La Bibliothèque centrale de l'Ecole polytechnique commence aussi à développer des services inédits jusqu'à lors.

L'Institute of Physics offre aux bibliothèques clientes la possibilité d'accéder gratuitement sur le Web au texte intégral des périodiques papier auxquels elles sont abonnées. La Bibliothèque a fait les démarches afin que tout utilisateur d'une machine appartenant au réseau de l'Ecole puisse consulter depuis son bureau les périodiques en question. Il suffira à cette personne d'entrer l'identifiant et mot de passe de la Bibliothèque pour se créer un compte personnel. L'éditeur est très actif dans cette démarche, puisqu'il envoie au moment de l'inscription un dossier d'information avec poster, autocollants et fiches de renseignements. Dans ce cas, l'utilisateur final est visé, mais la bibliothèque joue encore le rôle de pivot dans la diffusion de l'information.

Un autre projet est prévu avec Europériodiques, le distributeur qui détient le marché des périodiques à la Bibliothèque. Cette société dispose d'une base de sommaires, SWETS, qui permet d'obtenir les tables des matières de tous les périodiques distribués. Nous avons obtenu dans un premier temps un mot de passe afin de consulter en ligne cette base. Mais l'accord va plus loin : à la rentrée universitaire 1996, la base devrait être chargée sur notre serveur local, puis mise à jour régulièrement, afin d'en offrir l'accès local à tous les chercheurs de l'Ecole.

Ainsi, à l'occasion de contacts commerciaux, les bibliothèques doivent saisir les opportunités de nouveaux services pour leurs lecteurs.




La recherche documentaire sur l'Internet




Comme nous le constatons tout au long de ce chapitre, le bibliothécaire voit progressivement ses fonctions évoluer, parfois s'élargir, du fait de l'utilisation des réseaux de communication et de l'apparition des documents électroniques. Bien que déjà pratiquée dans certaines bibliothèques universitaires, la recherche documentaire en ligne est plutôt du ressort des documentalistes. L'Internet permet aux bibliothécaires d'offrir ce nouveau service à leurs utilisateurs.

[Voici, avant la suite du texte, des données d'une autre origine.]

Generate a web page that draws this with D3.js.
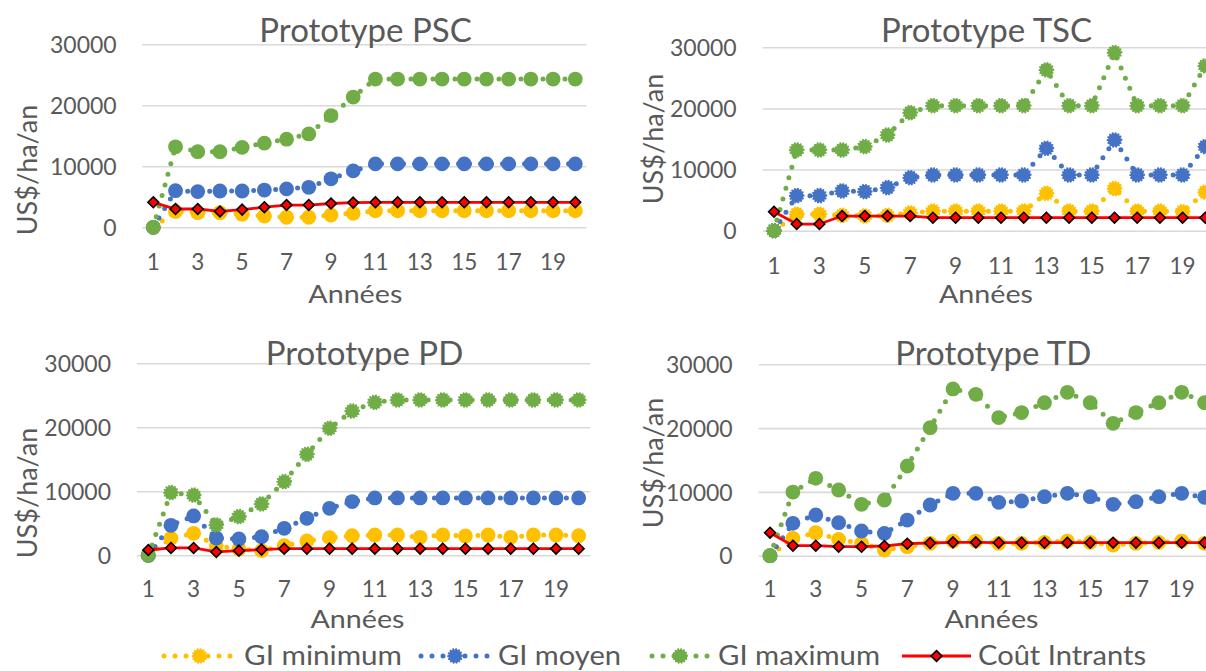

La création d'un nouveau poste, ou l'attribution de nouvelles fonctions à un bibliothécaire, au détriment d'autres, est un choix éminemment stratégique et budgétaire qui ne peut revenir qu'au conservateur de la bibliothèque. Dans le cas de la recherche documentaire, il dépend également du public : une bibliothèque publique ne pourra certainement pas se permettre, en tout cas en l'état actuel des budgets, d'affecter une personne à plein temps sur de la recherche documentaire.

Dans le cas d'un centre de documentation ou d'une bibliothèque universitaire, l'Internet doit être intégré aux autres moyens de recherche documentaires et non s'y substituer : nous pensons aux divers répertoires et index papier, mais également à l'interrogation de serveurs en ligne payants. Encore une fois, l'Internet doit être considéré comme un moyen, et non comme une fin en soi.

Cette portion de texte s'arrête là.